New York City’s subprime crisis may well be different from that facing the rest of the country – thus various fixes fit differently here, too.
In most of the U.S., plummeting home prices have meant that many homeowners now owe more to their banks than their houses are worth. If they sold out today, they still wouldn’t be able to pay off their loans.
But New York City home values are still high, a fact that is both a burden and an opportunity for people with subprime mortgages. “It’s a good news and bad news story,” said Ismene Speliotis, executive director of New York ACORN Housing Company, which develops buildings and counsels homeowners. In the good scenario, Speliotis continued, “if a company wants to work it out,” the relatively stable home values allow for a workout plan that can get people into fixed-rate loans. “But the bad news is, that there’s also a huge incentive to foreclose and resell.”
The White House has entered the sub-prime fray by proposing a voluntary five-year freeze on interest rates. This might help George Christian – the threatened homeowner in the Bronx – avoid losing his home, but only temporarily, unless some refinancing mechanism is put in place in the interim. And it would not help people who are already in default, so Hector Morera Jr. – whose mortgage is skyrocketing in East New York – would still be teetering towards foreclosure. Even backers of the Bush proposal acknowledge it would help only a small fraction of those in need.
“Where’s my president?” Morera asks. “Why isn’t he giving me a helping hand? Why isn’t he helping people who are losing their homes?”

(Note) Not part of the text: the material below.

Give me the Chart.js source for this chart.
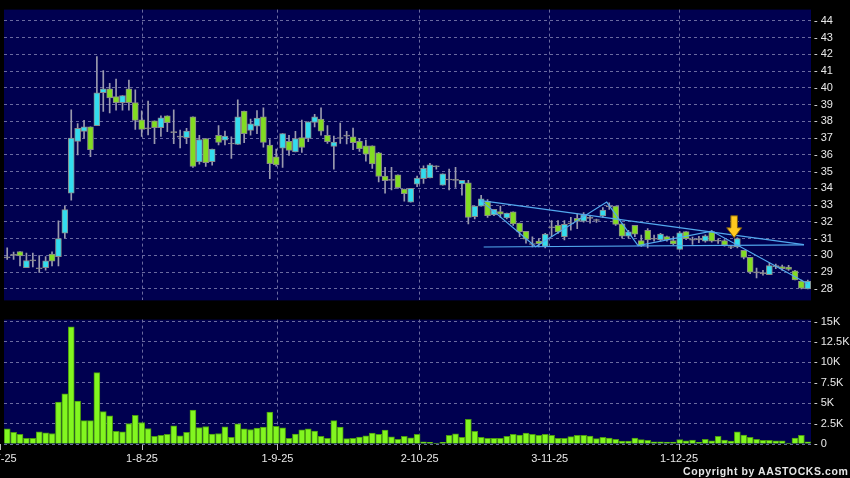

Morera could potentially apply to a program called FHA Secure, in which a bank working with the government-backed Federal Housing Administration would buy out his mortgage and transform it into a long-term fixed-rate loan. But there’s a problem here, too. The FHA limits the size of mortgages it can take on. In New York City, the maximum mortgage the FHA would consider would be $464,449 on a two-family home. Morera already has a subprime loan of $446,250, plus $50,000 he borrowed from his boss, putting him beyond the FHA limit. Several proposals that have been floated to raise the federal mortgage limits, but there has been no action yet.
For folks in the rust belt, where many homes have lost value and are now worth less than the amount of the debt on them, the Center for American Progress has floated an interesting idea. The Center, a think tank in Washington, D.C., proposes that the government create a short-term agency called the Family Foreclosure Rescue Corporation, which would buy non-performing loans and convert them into affordable fixed-rate loans. Though this would require as much as $135 billion in capital and would cost perhaps $200 million to administer, it would ultimately (over 30 years) recover all the money lent and add $7 billion additional dollars to the national treasury. The group argues the government could raise the money by selling bonds that pay 4.75 percent, while charging homeowners 7.25 percent on their new mortgages.
But, of course, this is only a proposal—and so far it’s gotten no political traction.
At the state level, Assemblyman Jim Brennan, a Brooklyn Democrat, and state Senator Frank Padavan, a Queens Republican, have introduced two proposals that would undoubtedly slow down the foreclosure crisis. The first would delay all foreclosures by one year, as was done in the aftermath of the Depression. The second would empower the State of New York Mortgage Agency (known as SONYMA) to issue $3 billion in bonds and use the proceeds to buy up subprime loans and convert them to secure conventional mortgages.
Time will soon tell whether these proposals have enough backing to become law.